Read the Save Darfur Coalition’s statement to the committee here.

Today, Special Envoy for Sudan Scott Gration testified before the House Foreign Affairs Subcommittee on Africa and Global Health. The hearing, Chaired by Rep. Donald Payne (D-NJ), a long-standing co-chair of the Sudan Caucus, underscored the urgency of the situation and highlighted the significant number of unanswered questions that remain about the Obama administration’s policy.
The tone of the hearing became clear when General Gration faced pointed questioning from Senator Sam Brownback (R-KS), who was a special invitee of the committee.
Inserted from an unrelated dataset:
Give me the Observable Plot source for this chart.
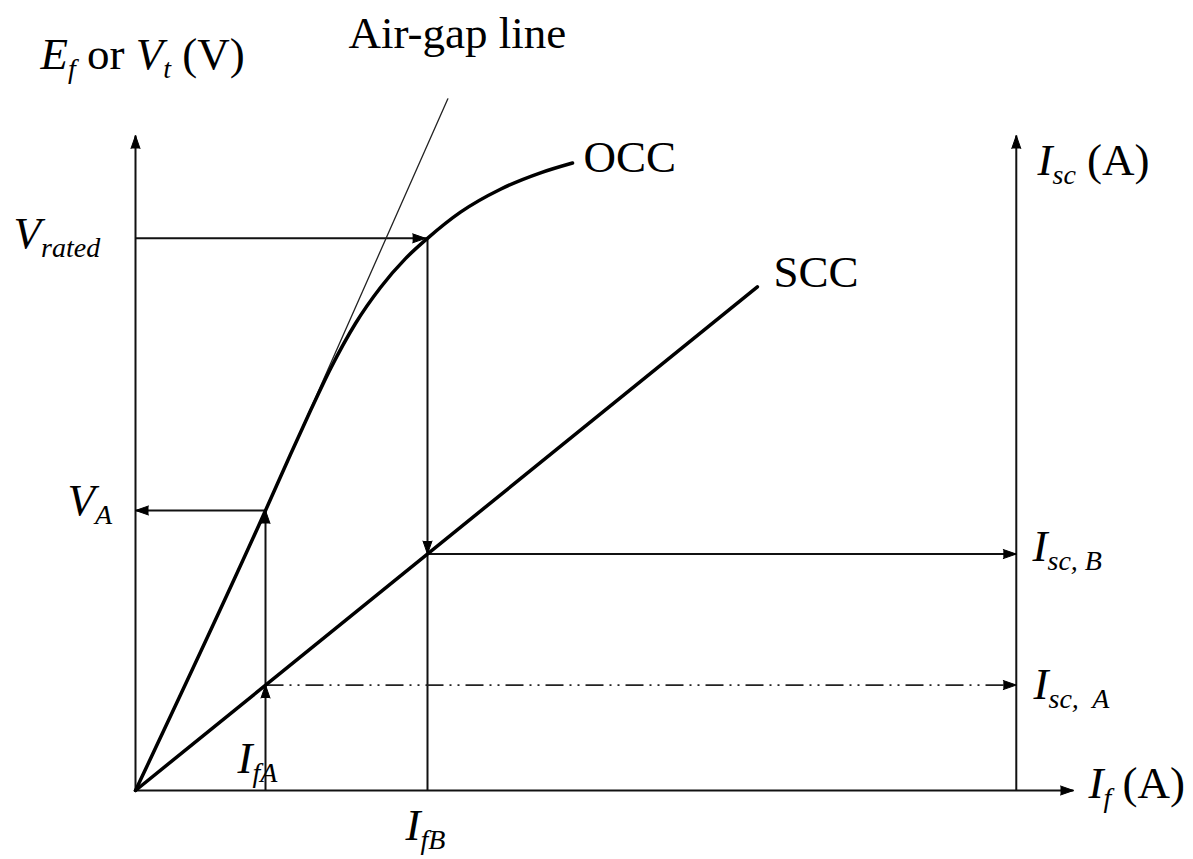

Senator Brownback, author of the original Senate resolution declaring genocide in Darfur, made clear the type of people the administration has chosen to engage with by getting General Gration to admit that he has been negotiating with the same people who are directly responsible for an ongoing genocide.
Elections were also on the minds of the subcommittee members, with a number, particularly Rep. Lynn Woolsey (D-CA) and Rep. Brad Miller (D-NC), questioning whether the political environment exists for credible elections to take place in Sudan in April 2010. General Gration sidestepped the critical question of political environment, choosing to focus on the logistical issues that Sudan faces and the importance of the 2010 election in order to have a free and fair 2011 referendum on the succession of South Sudan.
Gration did acknowledge, for the first time publicly, that the United States (which is providing $75 million for election administration) is discussing with international partners where to draw the line where it becomes clear that credible elections cannot be held in Sudan and what to do if that line is crossed. However, with his insistence that elections in 2010 are critical for the 2011 referendum to take place, Gration appears to be favoring electoral compromise on the 2010 elections in exchange for the referendum moving forward. We at Save Darfur have consistently said such a trade-off would be unwise.
Rep. Barbara Lee (D-CA) and the Ranking Member of the Subcommittee, Rep. Chris Smith (R-NJ) questioned the amount of cooperation China is providing on Sudan, and noted that President Obama did not publicly mention it during his recent travel to Beijing. Gration indicated that Obama did raise Sudan, but admitted that he had no further details about the conversation.
Rep. John Boozman (R-AR), pointedly questioned what progress had been made in exchange for its new engagement policy, noting that the situation in Darfur remains no better than on the day President Obama was elected, that the Darfur peace process is moribund, and that insecurity is on the rise in the South. General Gration pushed back on all three points, noting that in particular, humanitarian groups had been allowed back into the country following the now-infamous March 4th expulsions; Rep. Ed Royce (R-CA) rightly pointed out that the regime should not get credit for finding a half-solution to a crisis that it itself created in the first place. Nevertheless, the General’s comments perhaps foreshadow his position going into the quarterly review of Sudan policy that is due in January – Gration apparently feels progress has been made.
If there was a bombshell today, it was that the much talked about “classified annex” to the policy review does not actually exist. In an exchange with Ranking Member Smith, General Gration said he had no knowledge of such an annex, despite Congressman Smith repeating Secretary of State Clinton’s assertion during the policy roll-out that a list of incentives and pressures were included in a comprehensive annex (which was also subsequently referred to in a background briefing by senior administration officials). This will come as news to the activist and Congressional communities who took on faith the administration’s assertion that it had prepared such a document and had just been reluctant to share it – a number of Members of Congress had asked to see it – and now we’re told it never existed in the first place, beyond a set of what the General referred to as a set of “working papers” from the National Security Council.